EXERCISE → Send back all the data below, exactly as given.

○ ○ ○ ○ ○ ○ ○

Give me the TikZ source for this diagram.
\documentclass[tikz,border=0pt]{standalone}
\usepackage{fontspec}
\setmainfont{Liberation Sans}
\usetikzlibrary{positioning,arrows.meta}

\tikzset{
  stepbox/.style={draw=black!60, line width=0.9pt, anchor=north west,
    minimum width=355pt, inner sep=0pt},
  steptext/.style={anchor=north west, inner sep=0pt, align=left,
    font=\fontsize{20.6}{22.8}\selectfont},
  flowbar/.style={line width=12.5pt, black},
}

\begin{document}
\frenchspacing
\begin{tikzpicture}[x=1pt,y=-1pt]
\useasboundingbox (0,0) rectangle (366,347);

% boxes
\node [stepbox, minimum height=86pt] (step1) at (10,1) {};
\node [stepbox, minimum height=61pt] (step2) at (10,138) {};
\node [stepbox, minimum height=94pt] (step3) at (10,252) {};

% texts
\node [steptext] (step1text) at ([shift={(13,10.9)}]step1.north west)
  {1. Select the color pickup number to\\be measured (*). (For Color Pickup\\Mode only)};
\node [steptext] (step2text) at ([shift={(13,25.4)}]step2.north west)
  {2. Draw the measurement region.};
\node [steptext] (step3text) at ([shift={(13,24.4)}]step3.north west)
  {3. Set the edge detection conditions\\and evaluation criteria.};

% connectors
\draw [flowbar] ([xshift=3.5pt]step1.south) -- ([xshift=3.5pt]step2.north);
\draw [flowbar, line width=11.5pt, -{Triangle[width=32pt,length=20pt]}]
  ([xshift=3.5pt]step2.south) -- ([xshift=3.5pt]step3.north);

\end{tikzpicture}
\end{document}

○ ○ ○ ○ ○ ○ ○

SOLUTION TO THIS TASK →
Give me the TikZ source for this diagram.
\documentclass[tikz,border=0pt]{standalone}
\usepackage{fontspec}
\setmainfont{Liberation Sans}
\usetikzlibrary{positioning,arrows.meta}

\tikzset{
  stepbox/.style={draw=black!60, line width=0.9pt, anchor=north west,
    minimum width=355pt, inner sep=0pt},
  steptext/.style={anchor=north west, inner sep=0pt, align=left,
    font=\fontsize{20.6}{22.8}\selectfont},
  flowbar/.style={line width=12.5pt, black},
}

\begin{document}
\frenchspacing
\begin{tikzpicture}[x=1pt,y=-1pt]
\useasboundingbox (0,0) rectangle (366,347);

% boxes
\node [stepbox, minimum height=86pt] (step1) at (10,1) {};
\node [stepbox, minimum height=61pt] (step2) at (10,138) {};
\node [stepbox, minimum height=94pt] (step3) at (10,252) {};

% texts
\node [steptext] (step1text) at ([shift={(13,10.9)}]step1.north west)
  {1. Select the color pickup number to\\be measured (*). (For Color Pickup\\Mode only)};
\node [steptext] (step2text) at ([shift={(13,25.4)}]step2.north west)
  {2. Draw the measurement region.};
\node [steptext] (step3text) at ([shift={(13,24.4)}]step3.north west)
  {3. Set the edge detection conditions\\and evaluation criteria.};

% connectors
\draw [flowbar] ([xshift=3.5pt]step1.south) -- ([xshift=3.5pt]step2.north);
\draw [flowbar, line width=11.5pt, -{Triangle[width=32pt,length=20pt]}]
  ([xshift=3.5pt]step2.south) -- ([xshift=3.5pt]step3.north);

\end{tikzpicture}
\end{document}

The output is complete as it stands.